Instructions for the task — Take the lines from the beginning of the material through the line containing "plt.rcParams['font.family'] = ['Liberation" and retype them exactly, leaving the pictures out.

◆ ◆ ◆ ◆ ◆

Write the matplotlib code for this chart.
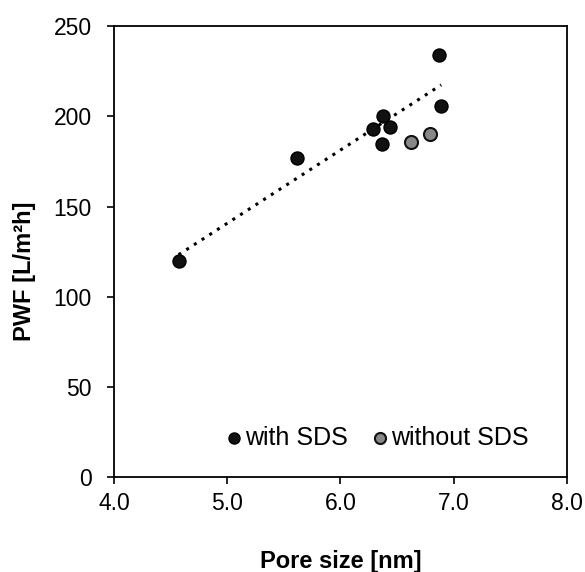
import numpy as np
import matplotlib
matplotlib.use("Agg")
import matplotlib.pyplot as plt

plt.rcParams['font.family'] = ['Liberation Sans', 'DejaVu Sans']

# Data
with_sds_x = [4.57, 5.62, 6.29, 6.38, 6.44, 6.37, 6.87, 6.89]
with_sds_y = [120, 177, 193, 200, 194, 185, 234, 206]
without_sds_x = [6.62, 6.79]
without_sds_y = [186, 190]
x_ticks = [4.0, 5.0, 6.0, 7.0, 8.0]
y_ticks = [0, 50, 100, 150, 200, 250]

fig = plt.figure(figsize=(5.85, 5.72), dpi=100)
ax = fig.add_axes([0.195, 0.166, 0.774, 0.788])

# Trendline (linear fit of with-SDS points)
coef = np.polyfit(with_sds_x, with_sds_y, 1)
xs = np.array([min(with_sds_x), max(with_sds_x)])
ax.plot(xs, np.polyval(coef, xs), linestyle=(0, (1, 2)), color='black', linewidth=2.2, zorder=2)

ax.scatter(with_sds_x, with_sds_y, s=88, c='#111111', edgecolors='black', linewidths=1, zorder=3, label='with SDS')
ax.scatter(without_sds_x, without_sds_y, s=88, c='#888888', edgecolors='#111111', linewidths=1.5, zorder=3, label='without SDS')

ax.set_xlim(4.0, 8.0)
ax.set_ylim(0, 250)
ax.set_xticks(x_ticks)
ax.set_xticklabels([f"{v:.1f}" for v in x_ticks])
ax.set_yticks(y_ticks)
ax.tick_params(axis='both', labelsize=16.5, direction='out', length=5, width=1.2, color='black')
ax.tick_params(axis='y', pad=11)
ax.tick_params(axis='x', pad=6)

for s in ax.spines.values():
    s.set_linewidth(1.3)
    s.set_color('black')

ax.set_xlabel('Pore size [nm]', fontsize=17, fontweight='bold')
ax.set_ylabel('PWF [L/m²h]', fontsize=17, fontweight='bold')
ax.xaxis.set_label_coords(0.5, -0.162)
ax.yaxis.set_label_coords(-0.172, 0.456)

leg = ax.legend(loc='center right', bbox_to_anchor=(0.915, 0.087), ncol=2, frameon=False,
                fontsize=18, markerscale=0.85, handletextpad=0.15, columnspacing=0.95,
                handlelength=0.6, borderpad=0, borderaxespad=0)

fig.savefig('out.png', dpi=100)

◆ ◆ ◆ ◆ ◆

Solution —
Write the matplotlib code for this chart.
import numpy as np
import matplotlib
matplotlib.use("Agg")
import matplotlib.pyplot as plt

plt.rcParams['font.family'] = ['Liberation Sans', 'DejaVu Sans']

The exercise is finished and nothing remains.